__Given problem__: Transcribe the listing that follows in full, omitting pictures.

__Data shown__:
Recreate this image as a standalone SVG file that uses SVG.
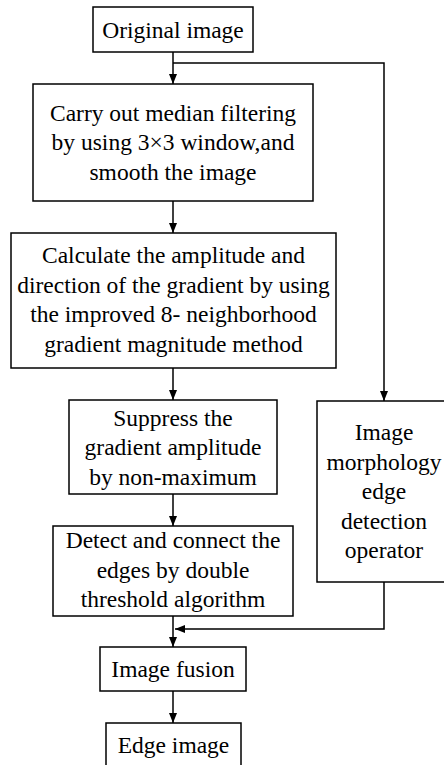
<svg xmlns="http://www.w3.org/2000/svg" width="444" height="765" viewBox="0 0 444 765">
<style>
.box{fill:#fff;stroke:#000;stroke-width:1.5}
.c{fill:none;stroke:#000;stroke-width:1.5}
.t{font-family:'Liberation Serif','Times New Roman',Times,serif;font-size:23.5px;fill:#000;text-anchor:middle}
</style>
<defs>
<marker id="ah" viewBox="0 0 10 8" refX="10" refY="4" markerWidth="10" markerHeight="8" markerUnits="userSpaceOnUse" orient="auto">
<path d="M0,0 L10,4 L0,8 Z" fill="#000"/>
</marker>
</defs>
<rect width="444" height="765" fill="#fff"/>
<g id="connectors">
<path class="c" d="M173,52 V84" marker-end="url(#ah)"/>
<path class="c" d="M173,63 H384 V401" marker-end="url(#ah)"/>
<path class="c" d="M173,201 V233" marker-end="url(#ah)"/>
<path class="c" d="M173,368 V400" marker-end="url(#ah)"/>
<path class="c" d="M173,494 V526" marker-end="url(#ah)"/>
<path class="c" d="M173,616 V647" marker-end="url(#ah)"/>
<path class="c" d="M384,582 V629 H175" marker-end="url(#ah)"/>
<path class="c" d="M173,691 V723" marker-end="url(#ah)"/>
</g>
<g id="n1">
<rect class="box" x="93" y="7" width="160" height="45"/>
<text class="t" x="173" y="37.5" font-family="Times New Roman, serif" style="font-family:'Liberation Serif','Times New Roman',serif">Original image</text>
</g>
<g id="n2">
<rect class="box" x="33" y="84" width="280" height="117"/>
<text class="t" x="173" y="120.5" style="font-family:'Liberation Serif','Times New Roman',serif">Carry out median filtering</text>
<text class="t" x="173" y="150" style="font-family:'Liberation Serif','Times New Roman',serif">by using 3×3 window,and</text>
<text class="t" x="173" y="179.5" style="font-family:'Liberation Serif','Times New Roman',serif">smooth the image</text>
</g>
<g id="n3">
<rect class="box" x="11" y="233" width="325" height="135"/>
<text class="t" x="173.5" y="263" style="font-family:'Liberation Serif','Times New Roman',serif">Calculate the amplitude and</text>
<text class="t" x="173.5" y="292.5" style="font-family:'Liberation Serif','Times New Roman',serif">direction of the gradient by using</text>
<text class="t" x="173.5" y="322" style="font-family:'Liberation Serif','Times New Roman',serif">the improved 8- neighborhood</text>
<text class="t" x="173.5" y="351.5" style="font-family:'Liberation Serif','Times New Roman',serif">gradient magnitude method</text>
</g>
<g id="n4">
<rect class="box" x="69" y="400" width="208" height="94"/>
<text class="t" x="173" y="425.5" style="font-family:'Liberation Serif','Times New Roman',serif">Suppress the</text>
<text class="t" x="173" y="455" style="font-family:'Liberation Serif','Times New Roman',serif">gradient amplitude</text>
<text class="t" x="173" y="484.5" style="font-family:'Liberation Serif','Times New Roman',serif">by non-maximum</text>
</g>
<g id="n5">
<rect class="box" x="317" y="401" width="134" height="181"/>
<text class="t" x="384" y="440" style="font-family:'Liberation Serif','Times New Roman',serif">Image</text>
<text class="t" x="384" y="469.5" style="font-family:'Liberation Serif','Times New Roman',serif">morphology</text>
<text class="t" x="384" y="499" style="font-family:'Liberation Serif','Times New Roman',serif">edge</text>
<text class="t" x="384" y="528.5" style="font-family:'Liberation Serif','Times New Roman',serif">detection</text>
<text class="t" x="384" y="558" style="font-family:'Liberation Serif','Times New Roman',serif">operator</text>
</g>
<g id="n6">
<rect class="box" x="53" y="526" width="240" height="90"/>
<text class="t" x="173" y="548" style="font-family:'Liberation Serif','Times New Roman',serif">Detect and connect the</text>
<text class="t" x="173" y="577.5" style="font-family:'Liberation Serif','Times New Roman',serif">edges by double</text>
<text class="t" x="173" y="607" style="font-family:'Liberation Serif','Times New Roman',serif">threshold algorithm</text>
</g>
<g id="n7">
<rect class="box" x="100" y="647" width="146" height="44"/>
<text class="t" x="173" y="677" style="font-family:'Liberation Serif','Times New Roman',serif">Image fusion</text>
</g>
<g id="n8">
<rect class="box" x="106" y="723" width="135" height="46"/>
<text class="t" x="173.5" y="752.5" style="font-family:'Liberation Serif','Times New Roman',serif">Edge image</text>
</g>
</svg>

__Full response__:
Recreate this image as a standalone SVG file that uses SVG.
<svg xmlns="http://www.w3.org/2000/svg" width="444" height="765" viewBox="0 0 444 765">
<style>
.box{fill:#fff;stroke:#000;stroke-width:1.5}
.c{fill:none;stroke:#000;stroke-width:1.5}
.t{font-family:'Liberation Serif','Times New Roman',Times,serif;font-size:23.5px;fill:#000;text-anchor:middle}
</style>
<defs>
<marker id="ah" viewBox="0 0 10 8" refX="10" refY="4" markerWidth="10" markerHeight="8" markerUnits="userSpaceOnUse" orient="auto">
<path d="M0,0 L10,4 L0,8 Z" fill="#000"/>
</marker>
</defs>
<rect width="444" height="765" fill="#fff"/>
<g id="connectors">
<path class="c" d="M173,52 V84" marker-end="url(#ah)"/>
<path class="c" d="M173,63 H384 V401" marker-end="url(#ah)"/>
<path class="c" d="M173,201 V233" marker-end="url(#ah)"/>
<path class="c" d="M173,368 V400" marker-end="url(#ah)"/>
<path class="c" d="M173,494 V526" marker-end="url(#ah)"/>
<path class="c" d="M173,616 V647" marker-end="url(#ah)"/>
<path class="c" d="M384,582 V629 H175" marker-end="url(#ah)"/>
<path class="c" d="M173,691 V723" marker-end="url(#ah)"/>
</g>
<g id="n1">
<rect class="box" x="93" y="7" width="160" height="45"/>
<text class="t" x="173" y="37.5" font-family="Times New Roman, serif" style="font-family:'Liberation Serif','Times New Roman',serif">Original image</text>
</g>
<g id="n2">
<rect class="box" x="33" y="84" width="280" height="117"/>
<text class="t" x="173" y="120.5" style="font-family:'Liberation Serif','Times New Roman',serif">Carry out median filtering</text>
<text class="t" x="173" y="150" style="font-family:'Liberation Serif','Times New Roman',serif">by using 3×3 window,and</text>
<text class="t" x="173" y="179.5" style="font-family:'Liberation Serif','Times New Roman',serif">smooth the image</text>
</g>
<g id="n3">
<rect class="box" x="11" y="233" width="325" height="135"/>
<text class="t" x="173.5" y="263" style="font-family:'Liberation Serif','Times New Roman',serif">Calculate the amplitude and</text>
<text class="t" x="173.5" y="292.5" style="font-family:'Liberation Serif','Times New Roman',serif">direction of the gradient by using</text>
<text class="t" x="173.5" y="322" style="font-family:'Liberation Serif','Times New Roman',serif">the improved 8- neighborhood</text>
<text class="t" x="173.5" y="351.5" style="font-family:'Liberation Serif','Times New Roman',serif">gradient magnitude method</text>
</g>
<g id="n4">
<rect class="box" x="69" y="400" width="208" height="94"/>
<text class="t" x="173" y="425.5" style="font-family:'Liberation Serif','Times New Roman',serif">Suppress the</text>
<text class="t" x="173" y="455" style="font-family:'Liberation Serif','Times New Roman',serif">gradient amplitude</text>
<text class="t" x="173" y="484.5" style="font-family:'Liberation Serif','Times New Roman',serif">by non-maximum</text>
</g>
<g id="n5">
<rect class="box" x="317" y="401" width="134" height="181"/>
<text class="t" x="384" y="440" style="font-family:'Liberation Serif','Times New Roman',serif">Image</text>
<text class="t" x="384" y="469.5" style="font-family:'Liberation Serif','Times New Roman',serif">morphology</text>
<text class="t" x="384" y="499" style="font-family:'Liberation Serif','Times New Roman',serif">edge</text>
<text class="t" x="384" y="528.5" style="font-family:'Liberation Serif','Times New Roman',serif">detection</text>
<text class="t" x="384" y="558" style="font-family:'Liberation Serif','Times New Roman',serif">operator</text>
</g>
<g id="n6">
<rect class="box" x="53" y="526" width="240" height="90"/>
<text class="t" x="173" y="548" style="font-family:'Liberation Serif','Times New Roman',serif">Detect and connect the</text>
<text class="t" x="173" y="577.5" style="font-family:'Liberation Serif','Times New Roman',serif">edges by double</text>
<text class="t" x="173" y="607" style="font-family:'Liberation Serif','Times New Roman',serif">threshold algorithm</text>
</g>
<g id="n7">
<rect class="box" x="100" y="647" width="146" height="44"/>
<text class="t" x="173" y="677" style="font-family:'Liberation Serif','Times New Roman',serif">Image fusion</text>
</g>
<g id="n8">
<rect class="box" x="106" y="723" width="135" height="46"/>
<text class="t" x="173.5" y="752.5" style="font-family:'Liberation Serif','Times New Roman',serif">Edge image</text>
</g>
</svg>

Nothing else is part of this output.